Polen als Wachstumsmarkt für Private Debt

In Mittel- und Osteuropa wurden laut Deloitte zwischen Anfang 2020 und dem ersten Quartal 2025 insgesamt 235 Private-Debt-Transaktionen mit einem Volumen von 1,5 bis 2 Milliarden Euro abgeschlossen. Rund 200 dieser Transaktionen entfielen auf Polen. Der Markt wuchs in diesem Zeitraum im Durchschnitt um 18 Prozent pro Jahr und entwickelte sich zu einer Alternative zum klassischen Bankkredit.

Trotz höherer Finanzierungskosten entscheiden sich Unternehmen zunehmend für Private Debt, da flexible Strukturen und individuell angepasste Rückzahlungsmodelle Vorteile bieten. Der polnische Markt hat derzeit ein Volumen von umgerechnet rund 930 Millionen Euro und bleibt damit im internationalen Vergleich klein.

Private Debt als Teil der privaten Kapitalmärkte

Private Debt ist Teil der privaten Kapitalmärkte und ergänzt Bankkredite sowie öffentliche Anleihemärkte. Während Private-Equity-Fonds Kapital gegen Unternehmensanteile bereitstellen, vergeben Private-Debt-Fonds Kredite an Unternehmen, die keinen Zugang zu klassischen Finanzierungsquellen haben oder diesen bewusst meiden. Aufgrund des höheren Risikos liegen die Zinsen meist über dem Niveau öffentlicher Anleihemärkte.

Nach Einschätzung von Przemysław Paprotny finanzieren Private-Debt-Anbieter häufig Projekte mit erhöhtem Kreditrisiko, etwa in den Bereichen Infrastruktur, Immobilien oder Industrieanlagen. Der höhere Risikoappetit geht mit schnelleren Entscheidungsprozessen einher, spiegelt sich jedoch auch in höheren Finanzierungskosten wider.

Was die Entwicklung an den US-Börsen für Deutschland bedeutet

Die Diskussionen an den US-Börsen über Private Debt sind auch für Deutschland relevant.
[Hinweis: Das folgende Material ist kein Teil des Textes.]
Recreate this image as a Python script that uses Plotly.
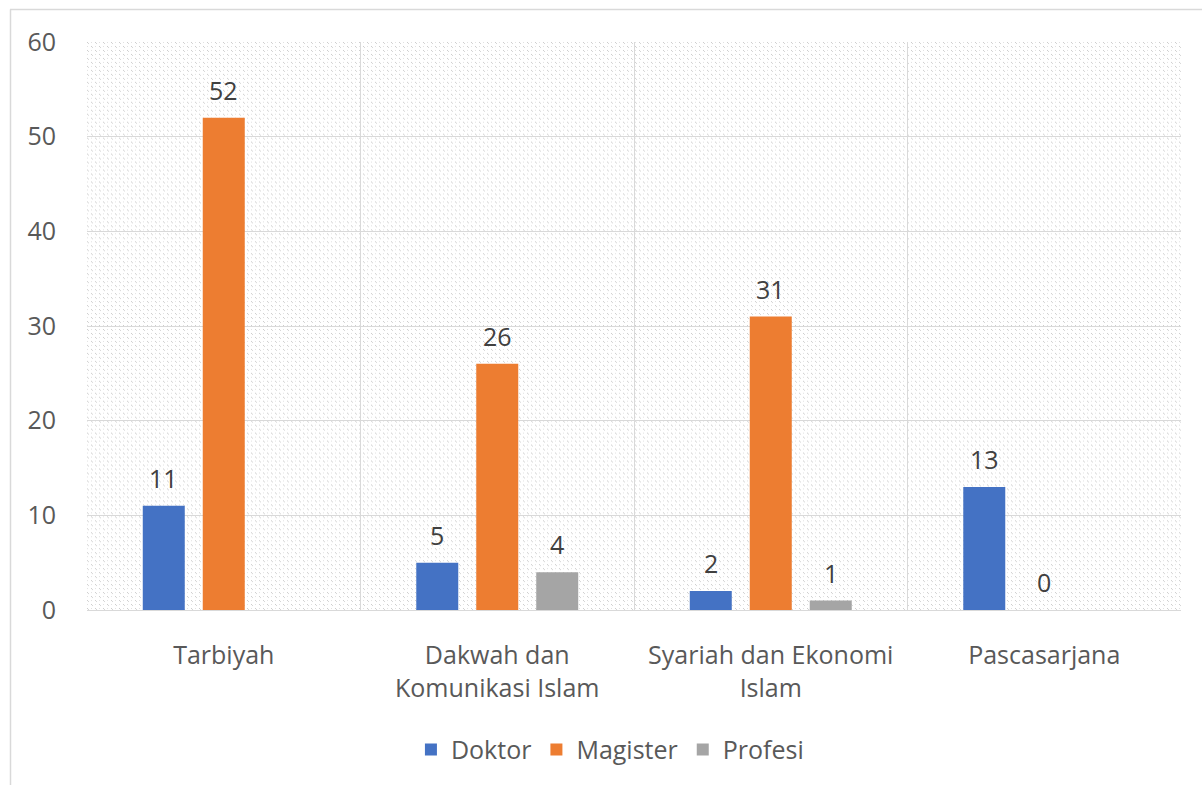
import base64
import plotly.graph_objects as go

categories = ["Tarbiyah", "Dakwah dan<br>Komunikasi Islam", "Syariah dan Ekonomi<br>Islam", "Pascasarjana"]
doktor = [11, 5, 2, 13]
magister = [52, 26, 31, 0]
profesi = [None, 4, 1, None]

series = [("Doktor", doktor, "#4472C4"), ("Magister", magister, "#ED7D31"), ("Profesi", profesi, "#A5A5A5")]
offsets = [-60, 0, 60]  # pixel offset of each series' bar within its group

FONT = "Open Sans, Noto Sans, sans-serif"
FS = 25

fig = go.Figure()
annotations = []
for (name, vals, col), dx in zip(series, offsets):
    fig.add_trace(go.Bar(name=name, x=categories, y=vals,
                         marker=dict(color=col, line=dict(width=0))))
    for c, v in zip(categories, vals):
        if v is None:
            continue
        annotations.append(dict(x=c, y=v, xref="x", yref="y", text=str(v), showarrow=False,
                                xshift=dx, yshift=28, yanchor="middle",
                                font=dict(size=FS, color="#404040", family=FONT)))

# hatched plot-area background as an SVG pattern image
svg = (
    '<svg xmlns="http://www.w3.org/2000/svg" width="1094" height="570" shape-rendering="crispEdges">'
    '<defs><pattern id="p" width="8" height="8" patternUnits="userSpaceOnUse">'
    '<rect width="8" height="8" fill="#ffffff"/>'
    '<rect x="0" y="0" width="1" height="1" fill="#cdcdcd"/>'
    '<rect x="1" y="1" width="1" height="1" fill="#d6d6d6"/>'
    '<rect x="4" y="4" width="1" height="1" fill="#cdcdcd"/>'
    '<rect x="5" y="5" width="1" height="1" fill="#d6d6d6"/>'
    '<rect x="4" y="0" width="1" height="1" fill="#e2e2e2"/>'
    '<rect x="0" y="4" width="1" height="1" fill="#e2e2e2"/>'
    '</pattern></defs>'
    '<rect width="1094" height="570" fill="url(#p)"/></svg>'
)
src = "data:image/svg+xml;base64," + base64.b64encode(svg.encode()).decode()

fig.update_layout(
    width=1202, height=785,
    margin=dict(l=87, r=21, t=42, b=173),
    paper_bgcolor="white", plot_bgcolor="rgba(0,0,0,0)",
    barmode="group", bargap=0.342, bargroupgap=0.3,
    font=dict(family=FONT, size=FS, color="#595959"),
    showlegend=True,
    legend=dict(orientation="h", x=0.478, xanchor="center", y=-0.246, yanchor="middle",
                font=dict(size=FS, color="#595959"), itemwidth=30, traceorder="normal"),
    annotations=annotations,
    images=[dict(source=src, xref="paper", yref="paper", x=0, y=1, sizex=1, sizey=1,
                 xanchor="left", yanchor="top", sizing="stretch", layer="below")],
    shapes=[
        dict(type="line", xref="paper", yref="paper", x0=(10 - 87) / 1094, x1=1.2,
             y0=(612 - 9.5) / 570, y1=(612 - 9.5) / 570, line=dict(color="#d9d9d9", width=1.5)),
        dict(type="line", xref="paper", yref="paper", x0=(10.5 - 87) / 1094, x1=(10.5 - 87) / 1094,
             y0=(612 - 9.5) / 570, y1=-0.4, line=dict(color="#d9d9d9", width=1.5)),
    ],
)
fig.update_xaxes(tickson="boundaries", showgrid=True, gridcolor="#d9d9d9", gridwidth=1,
                 ticks="", ticklen=0, showline=False, zeroline=False, ticklabelstandoff=28,
                 tickfont=dict(size=FS, color="#595959"))
fig.update_yaxes(range=[0, 60], dtick=10, showgrid=True, gridcolor="#d9d9d9", gridwidth=1,
                 zeroline=True, zerolinecolor="#d9d9d9", zerolinewidth=1, showline=False,
                 ticks="", tickfont=dict(size=FS, color="#595959"), ticklabelstandoff=30)

fig.write_html("out.html", config={"displayModeBar": False},
               post_script="document.body.style.margin='0';")
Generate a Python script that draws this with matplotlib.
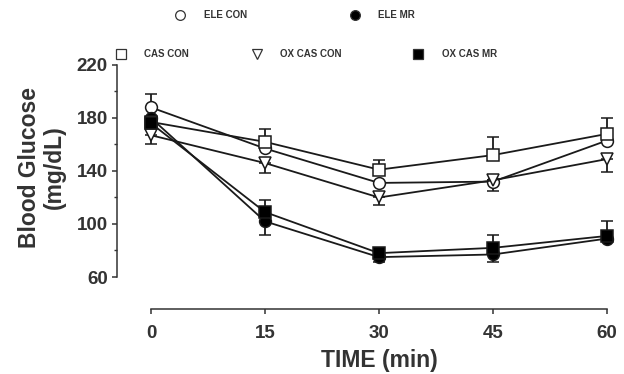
import matplotlib.pyplot as plt
from matplotlib.lines import Line2D
import numpy as np

plt.rcParams['font.family'] = ['Liberation Sans', 'DejaVu Sans']

time = np.array([0, 15, 30, 45, 60])

ele_con = [188, 157, 131, 132, 163]
ele_con_lo = [0, 0, 0, 7, 0]
ele_con_hi = [10, 0, 0, 0, 0]

ele_mr = [180, 102, 75, 77, 89]
ele_mr_lo = [0, 10, 4, 6, 0]
ele_mr_hi = [0, 0, 0, 0, 0]

cas_con = [177, 162, 141, 152, 168]
cas_con_lo = [0, 0, 0, 0, 0]
cas_con_hi = [0, 10, 7, 14, 12]

ox_cas_con = [167, 146, 120, 133, 149]
ox_cas_con_lo = [7, 7.5, 5.5, 0, 10]
ox_cas_con_hi = [0, 0, 0, 0, 0]

ox_cas_mr = [176, 109, 78, 82, 91]
ox_cas_mr_lo = [0, 0, 0, 0, 0]
ox_cas_mr_hi = [0, 9, 4, 10, 11]

series = [
    ('ELE CON', ele_con, ele_con_lo, ele_con_hi, 'o', 'white'),
    ('ELE MR', ele_mr, ele_mr_lo, ele_mr_hi, 'o', 'black'),
    ('CAS CON', cas_con, cas_con_lo, cas_con_hi, 's', 'white'),
    ('OX CAS CON', ox_cas_con, ox_cas_con_lo, ox_cas_con_hi, 'v', 'white'),
    ('OX CAS MR', ox_cas_mr, ox_cas_mr_lo, ox_cas_mr_hi, 's', 'black'),
]

fig = plt.figure(figsize=(6.24, 3.74), dpi=100)
W, H = 624, 374
ax = fig.add_axes([151 / W, 1 - 277 / H, 456 / W, 212 / H])

for name, y, lo, hi, mk, fc in series:
    ax.errorbar(time, y, yerr=[lo, hi], color='#1a1a1a', lw=1.3,
                marker=mk, ms=8.5, mfc=fc, mec='#1a1a1a', mew=1.1,
                capsize=4.5, capthick=1.3, elinewidth=1.3, clip_on=False)

ax.set_xlim(0, 60)
ax.set_ylim(60, 220)
ax.set_xticks(time)
ax.set_yticks([60, 100, 140, 180, 220])
ax.set_yticks([80, 120, 160, 200], minor=True)
ax.spines['top'].set_visible(False)
ax.spines['right'].set_visible(False)
ax.spines['left'].set_position(('outward', 24.5))
ax.spines['bottom'].set_position(('outward', 23))
for s in ['left', 'bottom']:
    ax.spines[s].set_linewidth(1.1)
    ax.spines[s].set_color('#333333')
ax.tick_params(axis='both', which='major', length=3.5, width=1.1, color='#333333',
               labelsize=13.5, labelcolor='#333333')
ax.tick_params(axis='y', which='minor', length=2, width=1, color='#333333')
ax.tick_params(axis='x', pad=8)
ax.tick_params(axis='y', pad=3)
for lab in ax.get_xticklabels() + ax.get_yticklabels():
    lab.set_fontweight('bold')

fig.text(151 / W + 228 / W, 1 - 361 / H, 'TIME (min)', ha='center', va='center',
         fontsize=16.5, fontweight='bold', color='#333333')
fig.text(42 / W, 1 - 167 / H, 'Blood Glucose\n(mg/dL)', ha='center', va='center',
         rotation=90, fontsize=16.5, fontweight='bold', color='#333333',
         linespacing=1.1)

# legend drawn in figure coordinates
leg = [
    (180, 15, 'o', 'white', 204, 'ELE CON'),
    (355, 15, 'o', 'black', 378, 'ELE MR'),
    (121, 54, 's', 'white', 144, 'CAS CON'),
    (257, 54, 'v', 'white', 280, 'OX CAS CON'),
    (418, 54, 's', 'black', 442, 'OX CAS MR'),
]
for mx, my, mk, fc, tx, txt in leg:
    fig.add_artist(Line2D([mx / W], [1 - my / H], marker=mk, ms=7, mfc=fc,
                          mec='#333333', mew=0.9, ls='none',
                          transform=fig.transFigure))
    fig.text(tx / W, 1 - my / H, txt, ha='left', va='center', fontsize=7,
             fontweight='bold', color='#333333')

fig.savefig('out.png', dpi=100)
Der hohe Investitionsbedarf in Infrastruktur, Energiewende und Industrie trifft auf streng regulierte Banken und steigende Eigenkapitalanforderungen.

Vor diesem Hintergrund könnten alternative Finanzierungsformen auch hierzulande an Bedeutung gewinnen. Die Erfahrungen aus den USA und Polen zeigen, dass Private Debt insbesondere für mittelständische Unternehmen zu einer ergänzenden Finanzierungsquelle werden kann, ohne zwangsläufig ein systemisches Risiko für den deutschen Finanzmarkt darzustellen.